- Born: 1933 Sydney, Australia
- Died: 15 April 2015 (aged 81–82) Sydney, Australia
- Known for: Experimental film, video art, animation, underground film

= David Perry (Australian filmmaker) =

Australian experimental and underground filmmaker and video artist

David Perry (1933 – 15 April 2015) was a pioneering Australian experimental and underground filmmaker, video artist, and a founding member of Ubu Films (1965). He also practised as a photographer, poster artist and painter.

During work on the production of The Theatre of Cruelty in Sydney, July 1965, he joined Albie Thoms, Aggy Read and others in establishing Ubu Films—named after Alfred Jarry's play Ubu Roi—the precursor of the Sydney Filmmakers Co-operative. This was Australia's first consciously avant-garde filmmaking group.

16mm experimental films include Walking (1955), The Tribulations of Mr Dupont Nomore (1967); Bolero (1967); A Sketch of Abigayl's Belly (1968); David Perry's Album (1970) and Adam (1975). Ubu Films 1965–70 a retrospective video compilation, was released in 1997. Refracting Glasses (1992) is a 109-minute feature film which "uses a range of techniques (actuality and staged footage, optical effects, animation) in an essay-like construction on the theme of the historical status of the artist invoking, amongst a diverse range of references, the Ern Malley hoax and the work of the Russian artist V. E. Tatlin.

==Biography==

Poster designed by Perry for the 1969 Australian federal election

Perry underwent his primary and secondary education in Sydney during the 1940s. In 1949–54 he served a printing-trade apprenticeship, after which he worked for various printers and on farms in New Zealand.

In Sydney during the 1960s, he associated with the Sydney Push and developed as a painter, photographer and 8mm filmmaker. Prior to separation, he was married, with three children. He was employed by the Australian Broadcasting Commission in photographic positions and engaging privately in experimental film and video, and other artworks. It was during this time that he made the abstract videographic film Mad Mesh, and the controversial electoral poster featuring "a continuum of pigs (inspired by Orwell's Animal Farm)" with the slogan Whoever you vote for, a politician always gets in. His film, A Sketch on Abigayl's Belly which showed shots of a pregnant woman caused controversy when it was banned by the Commonwealth Film Censor in 1968 when the print returned from the International Short Film Festival Oberhausen. In 1970 Don Chipp, the Minister for Customs and Excise, in a conscious public gesture, overturned the banning of the film.
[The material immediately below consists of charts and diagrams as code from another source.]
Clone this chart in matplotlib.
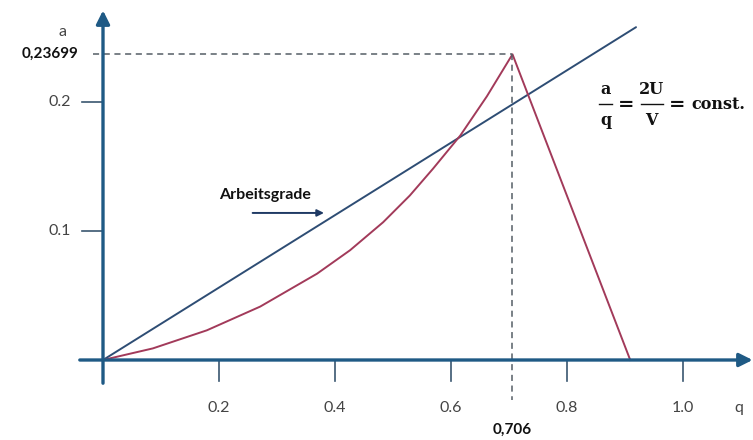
import matplotlib
matplotlib.use("Agg")
import matplotlib.pyplot as plt

plt.rcParams['font.family'] = ['Lato', 'DejaVu Sans']

# working line (Arbeitsgrade) a = k*q
grade_q = [0.0, 0.919]
grade_a = [0.0, 0.258]

# curve a(q): rising branch up to the peak, then straight down to zero
curve_q = [0.0, 0.086, 0.179, 0.271, 0.369, 0.426, 0.483, 0.529, 0.569, 0.616, 0.662, 0.706, 0.909]
curve_a = [0.0, 0.0090, 0.0230, 0.0414, 0.0669, 0.0851, 0.1068, 0.1275, 0.1483, 0.1740, 0.2045,
           0.23699, 0.0]

peak_q = 0.706
peak_a = 0.23699

xticks = [0.2, 0.4, 0.6, 0.8, 1.0]
xtick_labels = ['0.2', '0.4', '0.6', '0.8', '1.0']
yticks = [0.1, 0.2]
ytick_labels = ['0.1', '0.2']

axis_col = '#1f5a85'
blue = '#2e4d74'
red = '#a23a5a'
txt = '#444444'
dark = '#111111'

fig = plt.figure(figsize=(7.53, 4.40), dpi=100)
ax = fig.add_axes([0, 0, 1, 1])
# pixel mapping: x = 103 + 580*q, y(from top) = 360 - 1290*a
ax.set_xlim(-103 / 580, 650 / 580)
ax.set_ylim(-80 / 1290, 360 / 1290)
ax.axis('off')

# axes with arrow heads
ax.annotate('', xy=(1.12, 0), xytext=(-0.04, 0),
            arrowprops=dict(arrowstyle='-|>', color=axis_col, lw=2.4, mutation_scale=20,
                            shrinkA=0, shrinkB=0))
ax.annotate('', xy=(0, 0.271), xytext=(0, -0.018),
            arrowprops=dict(arrowstyle='-|>', color=axis_col, lw=2.4, mutation_scale=20,
                            shrinkA=0, shrinkB=0))

# ticks
for xv, lab in zip(xticks, xtick_labels):
    ax.plot([xv, xv], [0, -0.0165], color='#3a5670', lw=1.2)
    ax.text(xv, -0.037, lab, ha='center', va='center', fontsize=11.5, color=txt)
for yv, lab in zip(yticks, ytick_labels):
    ax.plot([-0.036, 0], [yv, yv], color='#3a5670', lw=1.2)
    ax.text(-0.056, yv, lab, ha='right', va='center', fontsize=11.5, color=txt)

ax.text(-0.069, 0.254, 'a', ha='center', va='center', fontsize=11.5, color=txt)
ax.text(1.097, -0.037, 'q', ha='center', va='center', fontsize=11.5, color=txt)

# curves
ax.plot(grade_q, grade_a, color=blue, lw=1.4, solid_capstyle='round')
ax.plot(curve_q, curve_a, color=red, lw=1.4, solid_joinstyle='round')

# peak markers
ax.plot([-0.017, peak_q], [peak_a, peak_a], ls=(0, (4, 3)), color='#555e66', lw=1.1)
ax.plot([peak_q, peak_q], [peak_a, -0.031], ls=(0, (4, 3)), color='#555e66', lw=1.1)
ax.text(-0.043, peak_a, '0,23699', ha='right', va='center', fontsize=11,
        fontweight='bold', color=dark)
ax.text(peak_q, -0.054, '0,706', ha='center', va='center', fontsize=11,
        fontweight='bold', color=dark)

# labels
ax.text(0.279, 0.128, 'Arbeitsgrade', ha='center', va='center', fontsize=11.5,
        fontweight='bold', color=dark)
ax.annotate('', xy=(0.381, 0.114), xytext=(0.258, 0.114),
            arrowprops=dict(arrowstyle='-|>', color='#1f3a64', lw=1.4, mutation_scale=10,
                            shrinkA=0, shrinkB=0))

# a/q = 2U/V = const. built from pieces so the fractions are full size
eq = dict(family='DejaVu Serif', fontweight='bold', fontsize=11.5, color=dark,
          ha='center', va='center')
ax.text(0.867, 0.2095, 'a', **eq)
ax.text(0.867, 0.186, 'q', **eq)
ax.plot([0.856, 0.878], [0.1984, 0.1984], color=dark, lw=1.0)
ax.text(0.902, 0.1975, '=', **{**eq, 'fontsize': 14})
ax.text(0.946, 0.2095, '2U', **eq)
ax.text(0.946, 0.186, 'V', **eq)
ax.plot([0.927, 0.965], [0.1984, 0.1984], color=dark, lw=1.0)
ax.text(0.99, 0.1975, '=', **{**eq, 'fontsize': 14})
ax.text(1.015, 0.1984, 'const.', **{**eq, 'ha': 'left'})

fig.savefig('out.png', dpi=100)
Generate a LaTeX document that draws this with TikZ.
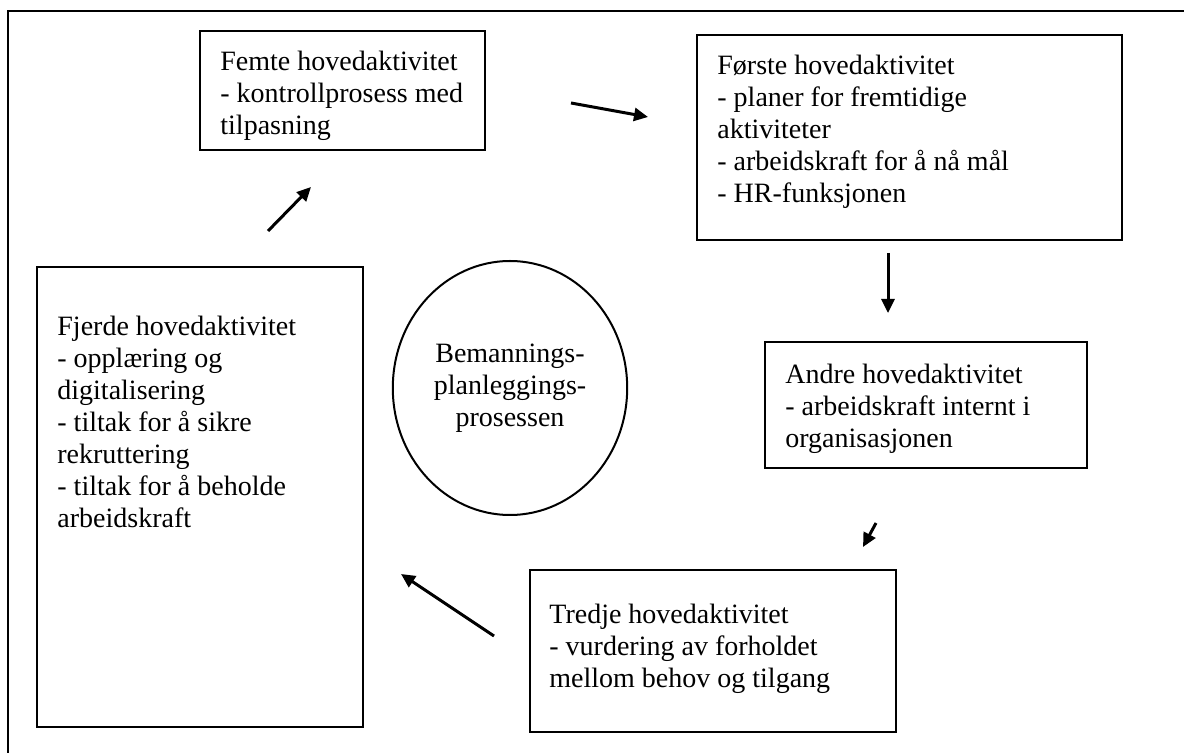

He travelled to Europe with his second wife and their child, from 1971 to 1974, lectured in film and video at Middlesex Polytechnic in London where he produced essay films such as Utopian Memory Banks Present Fragments from the Past and My Dutch Newsreel. Returning to Australia with his young daughter, he was artist-in-residence at Griffith University (1975–76) where he established a video studio and made works such as Interior with Views, and was lecturer in film and video at the Darling Downs Institute of Advanced Education (now the University of Southern Queensland).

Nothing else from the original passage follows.